Le nouveau moratoire sur trois stocks de morues dans le golfe du Saint-Laurent et au large de la côte nord-est de Terre-Neuve-et-Labrador annoncé au mois d’avril par le ministre fédéral des Pêches et des Océans, Robert Thibault, a ébranlé les communautés côtières du Québec et de l’Atlantique. Une fois entérinée, cette décision entraînera l’exode des côtes, un chômage de masse et la marginalisation de communautés dont les conditions socio-économiques sont déjà précaires.
Malgré le moratoire mis en place en 1992 pour enrayer la chute dramatique des prises, les spécialistes canadiens, américains et européens de la morue, réunis à Halifax en février, ont estimé qu’« il n’y avait pas de rétablissement des stocks » et ont recommandé la fermeture complète de la pêche pour une période indéterminée.

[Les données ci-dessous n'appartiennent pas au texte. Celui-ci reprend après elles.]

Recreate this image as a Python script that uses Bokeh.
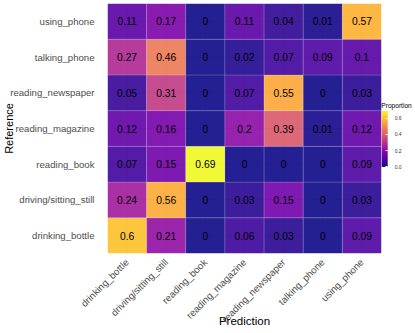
import math
from bokeh.plotting import figure
from bokeh.models import (ColumnDataSource, LinearColorMapper, ColorBar, FixedTicker,
                          FactorRange, PrintfTickFormatter)
from bokeh.palettes import Plasma256
from bokeh.transform import transform
from bokeh.core.properties import value
from bokeh.embed import file_html
from bokeh.resources import INLINE

classes = ["drinking_bottle", "driving/sitting_still", "reading_book",
           "reading_magazine", "reading_newspaper", "talking_phone", "using_phone"]

# proportions per Reference class (row), across Prediction classes (columns, same order)
ref_drinking_bottle = [0.6, 0.21, 0, 0.06, 0.03, 0, 0.09]
ref_driving_sitting_still = [0.24, 0.56, 0, 0.03, 0.15, 0, 0.03]
ref_reading_book = [0.07, 0.15, 0.69, 0, 0, 0, 0.09]
ref_reading_magazine = [0.12, 0.16, 0, 0.2, 0.39, 0.01, 0.12]
ref_reading_newspaper = [0.05, 0.31, 0, 0.07, 0.55, 0, 0.03]
ref_talking_phone = [0.27, 0.46, 0, 0.02, 0.07, 0.09, 0.1]
ref_using_phone = [0.11, 0.17, 0, 0.11, 0.04, 0.01, 0.57]

legend_ticks = [0.0, 0.2, 0.4, 0.6]

rows = [ref_drinking_bottle, ref_driving_sitting_still, ref_reading_book,
        ref_reading_magazine, ref_reading_newspaper, ref_talking_phone, ref_using_phone]

pred_col, ref_col, val_col, lab_col = [], [], [], []
for rname, row in zip(classes, rows):
    for pname, v in zip(classes, row):
        pred_col.append(pname)
        ref_col.append(rname)
        val_col.append(v)
        lab_col.append(f"{v:g}")
src = ColumnDataSource(dict(pred=pred_col, ref=ref_col, val=val_col, label=lab_col))

FONT = "Liberation Sans"
vmax = max(val_col)
mapper = LinearColorMapper(palette=Plasma256, low=0, high=vmax)

p = figure(width=415, height=333, output_backend="svg", toolbar_location=None,
           x_range=FactorRange(factors=classes), y_range=FactorRange(factors=classes),
           min_border_left=100, min_border_right=34, min_border_top=3, min_border_bottom=80)
p.outline_line_color = None
p.background_fill_color = "white"

p.rect(x="pred", y="ref", width=1, height=1, source=src,
       fill_color=transform("val", mapper), fill_alpha=0.9,
       line_color="white", line_alpha=0.25, line_width=0.6)
p.text(x="pred", y="ref", text="label", source=src, text_align="center",
       text_baseline="middle", text_font_size="10.3px", text_font=value(FONT),
       text_color="black")

for ax in (p.xaxis, p.yaxis):
    ax.axis_line_color = None
    ax.major_tick_line_color = None
    ax.minor_tick_line_color = None
    ax.major_label_text_font = FONT
    ax.major_label_text_color = "#4D4D4D"
    ax.axis_label_text_font = FONT
    ax.axis_label_text_font_style = "normal"
    ax.axis_label_text_color = "black"
p.yaxis.major_label_text_font_size = "9.6px"
p.yaxis.major_label_standoff = 7
p.yaxis.axis_label = "Reference"
p.yaxis.axis_label_text_font_size = "11px"
p.yaxis.axis_label_standoff = -8
p.xaxis.major_label_text_font_size = "9.7px"
p.xaxis.major_label_orientation = math.pi / 4
p.xaxis.major_label_standoff = 1
p.xaxis.axis_label = "Prediction"
p.xaxis.axis_label_text_font_size = "11.5px"
p.xaxis.axis_label_standoff = -16

p.grid.grid_line_color = "#EBEBEB"
p.grid.grid_line_width = 1

FRAME_BOTTOM = 249.8  # nominal frame bottom, used to place the legend pieces
cb = ColorBar(color_mapper=mapper, ticker=FixedTicker(ticks=legend_ticks),
              formatter=PrintfTickFormatter(format="%.1f"),
              orientation="vertical", location=(274.2, FRAME_BOTTOM - 163.2),
              width=6, height=56, padding=0, margin=0, label_standoff=7,
              major_label_text_font=FONT, major_label_text_font_size="5px",
              major_label_text_color="#333333",
              major_tick_in=2, major_tick_line_color="white",
              bar_line_color=None, border_line_color=None,
              background_fill_alpha=0)
p.add_layout(cb)

# legend title, carried by a bar-less horizontal colour bar so it reads horizontally
cb_title = ColorBar(color_mapper=mapper, ticker=FixedTicker(ticks=[]),
                    orientation="horizontal", location=(273.8, FRAME_BOTTOM - 106),
                    width=1, height=1, padding=0, margin=0, scale_alpha=0,
                    major_label_text_alpha=0, major_tick_line_color=None,
                    bar_line_color=None, border_line_color=None,
                    background_fill_alpha=0, title="Proportion", title_text_font=FONT,
                    title_text_color="black", title_text_font_size="6.6px",
                    title_text_font_style="normal", title_standoff=0)
p.add_layout(cb_title)

open("out.html", "w").write(file_html(p, INLINE))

Plusieurs pêcheurs de la région contestent toutefois le bien-fondé de ces avis. Ils accusent le gouvernement de vouloir éliminer les petits pêcheurs de la région au profit des plus grands acteurs de l’industrie.
La fermeture des régions
Pêcheur de morues et de homards, représentant syndical et membre du Conseil pour la conservation des ressources halieutiques (CCRH), Bill Broderick reconnaît que des mesures sont essentielles pour favoriser le rétablissement des stocks de morues. Mais selon lui, la fermeture complète de la pêche ne contribuera en rien au retour du poisson.
« Malgré les coûts sociaux exorbitants du premier moratoire - quelque 40 000 pertes d’emplois au Québec et dans les provinces de l’Atlantique - après 1992, les gens avaient encore espoir d’un jour reprendre la pêche, soutient M. Broderick. Or, le nouveau moratoire, qui menace d’éliminer plus de 4 400 emplois et de retirer quelque 43 millions de dollars à une économie déjà fragile, laisse présager la fermeture complète des régions. »
« L’autre jour, raconte-t-il, un pêcheur du Labrador a brûlé son bateau, son cabanon et son outillage. Et il a dit : "Maintenant, il ne me reste plus qu’à partir pour l’Alberta." »
« Aujourd’hui, la pêche appartient encore aux petites communautés de la région, soupire Broderick. Mais quand les stocks se rétabliront, s’il y a rétablissement d’ici une trentaine d’années, il ne restera plus aucun pêcheur traditionnel et le savoir-faire ne pourra être transmis à une nouvelle génération. À partir de là, les multinationales pourront vidanger les mers librement, sans que quiconque ne s’y oppose. »
Entre science et tradition
Alors que s’affrontent des points de vue divergents sur l’état des stocks de poissons, on constate encore une fois le fossé qui se creuse entre l’avis des scientifiques et le savoir traditionnel des communautés côtières.
« Il y a un énorme problème avec la science », observe Marc Allain, directeur des communications du Conseil canadien des pêcheurs professionnels. « C’est la science qui en premier lieu a mené à l’effondrement des stocks de la morue. Ce sont les scientifiques qui, jusqu’en 1989, et en dépit des avertissements répétés des pêcheurs, ont conseillé les gestionnaires à autoriser une pêche deux fois plus abondante que ne le permettait véritablement la ressource. »
Pour les pêcheurs canadiens, le ministère des Pêches et des Océans a lamentablement échoué à mener à bien ses objectifs. On n’est pas près d’oublier ces années de pillage cautionnées par le gouvernement.
En 1977, afin de contrer la surpêche par une flottille étrangère de plus en plus vorace, le Canada déclarait unilatéralement une zone économique de 200 milles marins (ZEE) au-delà des côtes canadiennes, revendiquant la juridiction sur la plupart des stocks de poissons de la côte atlantique.
Pourtant, plutôt que de se doter d’une politique privilégiant une gestion responsable de la pêche, le gouvernement a préféré investir dans la construction de bateaux plus performants, en vue de rentabiliser l’industrie. Ainsi, malgré la réduction du nombre de vaisseaux étrangers pêchant au large du Canada, la fin des années 70 affichait une augmentation des prises de poissons à l’intérieur de la ZEE canadienne. Cette nouvelle flottille industrielle est en partie responsable des dégâts actuels.
« Où irons-vous ? Qu’allons-nous faire ? », demande Bill Broderick. « Pour l’instant, les gens s’attachent à ce qui leur reste, en espérant que ça va se reconstruire. » Pendant ce temps, la colère gronde sur les côtes.